|World Premiere, Pittsburgh 1968|
Of course, the reverberations radiating from NIGHT OF THE LIVING DEAD's initial impact are still being felt. AMC's THE WALKING DEAD begins its 9th season on Sunday, October 7th. Even though the show's star Andrew Lincoln is bailing out this year, which will likely tempt many viewers to follow his example, AMC has said that they hope to keep the series going for another decade. Provide your own kicking a DEAD horse joke.
|NIGHT OF THE LIVING DEAD|
Though not quite present in NIGHT OF THE LIVING DEAD, the idea takes form in Romero's sequel, DAWN OF THE DEAD, released more than a decade later in 1979. When Roger (Scott H. Reiniger) is bitten, Romero chronicles his excruciatingly slow death, the brief peace that follows his passing, and the chilling moment of his resurrection. Later in the film, when Stephen a.k.a. "Flyboy" (David Emge) is attacked in the elevator, he is messily infected and - due to an edit away from the action - he returns to the story fully transformed. It would seem that the matter of infection was truly added to the mythos on the basis of that edit. Thereafter, the bite of the living dead made one the living dead - an idea that actually goes back to another wing of the genre, to DRACULA.

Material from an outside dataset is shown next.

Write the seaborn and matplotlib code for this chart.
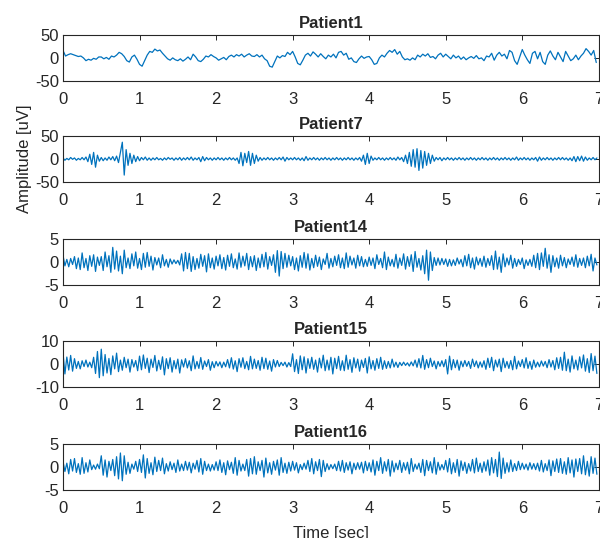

I was reminded of all this by a recent viewing of Gordon Hessler's THE OBLONG BOX, first released in 1969, the year following NIGHT OF THE LIVING DEAD. Spoiler ahead, but in the climax of this film, the horribly disfigured Sir Edward Markham (Alister Williamson) - wrongly infected by a voodoo curse intended for his brother Julian (Vincent Price), and locked away in a tower room of the family estate and passed off as dead - is shot by his brother to end his reign of murderous terror. Edward then uses his last energies to crawl to Julian, to take his hand, and bite it viciously. As one critic observed, the bite is so deep, it almost appears that Edward leaves his teeth in the wound. In a chilling coda, we find that Julian has been infected by the bite. Turning to his wife's calls as he stands in Edward's old room, he shows his face similarly disfigured on one side as he says, "It's my room now."
|THE OBLONG BOX|
The vital connections here are infection and consequence, which only becomes a point of discussion in THE OBLONG BOX. Romero's living dead needed this because, without these inherent dangers, they ran the risk of becoming the buffoons they were briefly treated as in DAWN, with the pie-fight sequence. It should also be emphasized that, in DAWN, Romero himself invited into his mythos the necessary subject of Voodoo - the basis of Sir Edward's bite.
This subject may well require a more detailed presentation than I can give it, here and now, but consider it meat for further discussion. Have at it.